> [Problem requirements]: Copy out every line containing the word "this".

##### Working data

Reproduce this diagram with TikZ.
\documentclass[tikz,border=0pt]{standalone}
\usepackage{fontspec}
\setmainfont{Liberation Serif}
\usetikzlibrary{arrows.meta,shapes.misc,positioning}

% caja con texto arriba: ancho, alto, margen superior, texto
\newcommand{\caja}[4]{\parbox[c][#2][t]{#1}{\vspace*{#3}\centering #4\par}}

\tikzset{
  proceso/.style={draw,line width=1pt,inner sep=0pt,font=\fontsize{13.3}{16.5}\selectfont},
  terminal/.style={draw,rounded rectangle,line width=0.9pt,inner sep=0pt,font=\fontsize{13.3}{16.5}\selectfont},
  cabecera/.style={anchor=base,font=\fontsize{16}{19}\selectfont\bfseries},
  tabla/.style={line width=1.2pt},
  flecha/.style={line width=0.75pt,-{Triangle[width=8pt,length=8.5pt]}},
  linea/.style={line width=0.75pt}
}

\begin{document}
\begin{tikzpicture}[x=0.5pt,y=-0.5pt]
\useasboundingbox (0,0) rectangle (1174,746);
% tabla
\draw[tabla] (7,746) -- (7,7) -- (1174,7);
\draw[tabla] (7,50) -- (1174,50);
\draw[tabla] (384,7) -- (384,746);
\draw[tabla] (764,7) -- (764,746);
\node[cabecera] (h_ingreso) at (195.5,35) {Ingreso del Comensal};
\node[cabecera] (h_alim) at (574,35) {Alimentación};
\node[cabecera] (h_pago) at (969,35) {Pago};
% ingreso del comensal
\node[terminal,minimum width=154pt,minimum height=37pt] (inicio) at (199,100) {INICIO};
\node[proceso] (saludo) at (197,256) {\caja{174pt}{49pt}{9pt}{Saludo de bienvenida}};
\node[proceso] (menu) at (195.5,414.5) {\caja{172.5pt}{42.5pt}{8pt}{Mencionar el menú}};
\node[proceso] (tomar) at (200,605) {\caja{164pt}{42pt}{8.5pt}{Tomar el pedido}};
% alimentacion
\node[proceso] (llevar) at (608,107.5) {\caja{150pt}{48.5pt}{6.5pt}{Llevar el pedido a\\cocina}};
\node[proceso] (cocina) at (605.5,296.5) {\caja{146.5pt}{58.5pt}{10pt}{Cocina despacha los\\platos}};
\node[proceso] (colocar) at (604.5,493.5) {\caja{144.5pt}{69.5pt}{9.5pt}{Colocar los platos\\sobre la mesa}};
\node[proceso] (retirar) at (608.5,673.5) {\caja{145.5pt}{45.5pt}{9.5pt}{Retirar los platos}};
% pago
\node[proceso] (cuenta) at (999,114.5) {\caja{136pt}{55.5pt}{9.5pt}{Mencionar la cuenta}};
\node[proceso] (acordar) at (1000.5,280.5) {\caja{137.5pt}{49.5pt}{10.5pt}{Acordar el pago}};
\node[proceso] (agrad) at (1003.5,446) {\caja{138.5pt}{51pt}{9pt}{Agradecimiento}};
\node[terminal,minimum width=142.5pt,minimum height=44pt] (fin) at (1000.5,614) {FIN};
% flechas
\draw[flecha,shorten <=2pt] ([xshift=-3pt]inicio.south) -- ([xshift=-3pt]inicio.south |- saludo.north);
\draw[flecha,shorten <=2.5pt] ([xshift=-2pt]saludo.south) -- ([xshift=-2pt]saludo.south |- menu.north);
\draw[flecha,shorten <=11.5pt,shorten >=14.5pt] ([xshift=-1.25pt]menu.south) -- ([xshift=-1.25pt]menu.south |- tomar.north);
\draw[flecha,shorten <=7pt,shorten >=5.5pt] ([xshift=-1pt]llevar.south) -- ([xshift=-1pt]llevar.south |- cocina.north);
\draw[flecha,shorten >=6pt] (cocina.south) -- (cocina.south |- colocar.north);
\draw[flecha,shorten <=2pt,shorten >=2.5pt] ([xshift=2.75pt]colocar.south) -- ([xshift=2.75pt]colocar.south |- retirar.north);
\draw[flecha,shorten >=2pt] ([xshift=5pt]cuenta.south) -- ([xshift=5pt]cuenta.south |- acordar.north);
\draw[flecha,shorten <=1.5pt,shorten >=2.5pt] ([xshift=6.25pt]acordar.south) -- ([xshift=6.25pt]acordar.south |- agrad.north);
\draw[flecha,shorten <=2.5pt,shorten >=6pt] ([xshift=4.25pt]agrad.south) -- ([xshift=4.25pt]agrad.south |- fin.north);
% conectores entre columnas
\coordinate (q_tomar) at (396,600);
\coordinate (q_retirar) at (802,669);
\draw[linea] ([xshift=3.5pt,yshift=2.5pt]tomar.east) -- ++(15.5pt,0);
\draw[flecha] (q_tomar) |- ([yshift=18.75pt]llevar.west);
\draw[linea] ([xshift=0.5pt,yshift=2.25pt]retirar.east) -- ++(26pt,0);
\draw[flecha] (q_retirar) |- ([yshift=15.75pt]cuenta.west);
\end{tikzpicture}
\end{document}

##########
##### Working data

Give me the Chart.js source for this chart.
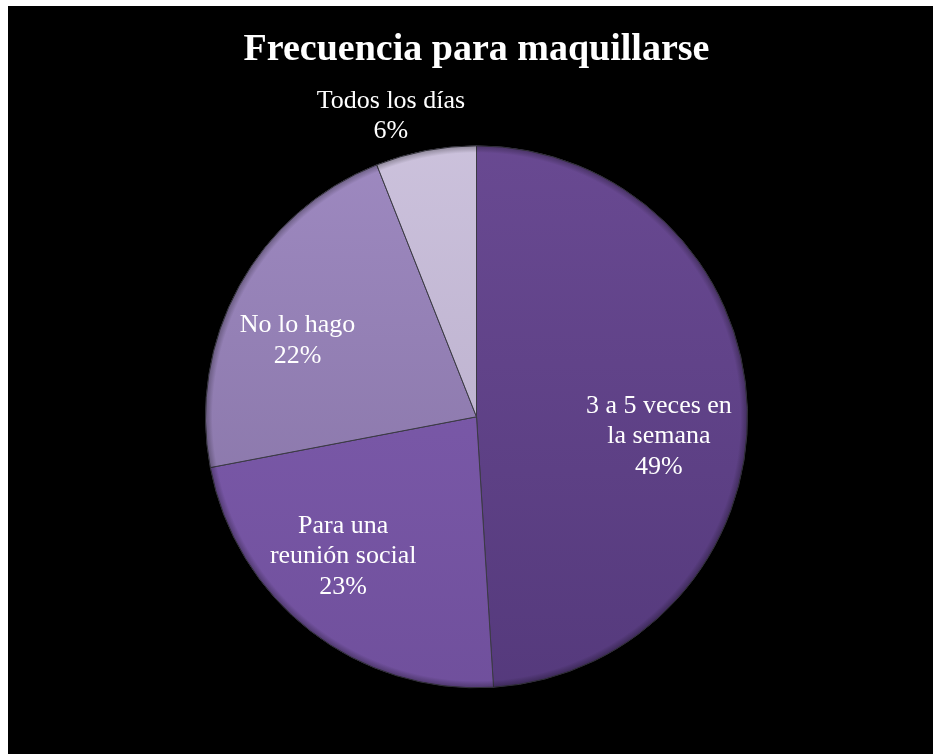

##########

> [Task response]:
Reproduce this diagram with TikZ.
Give me the Chart.js source for this chart.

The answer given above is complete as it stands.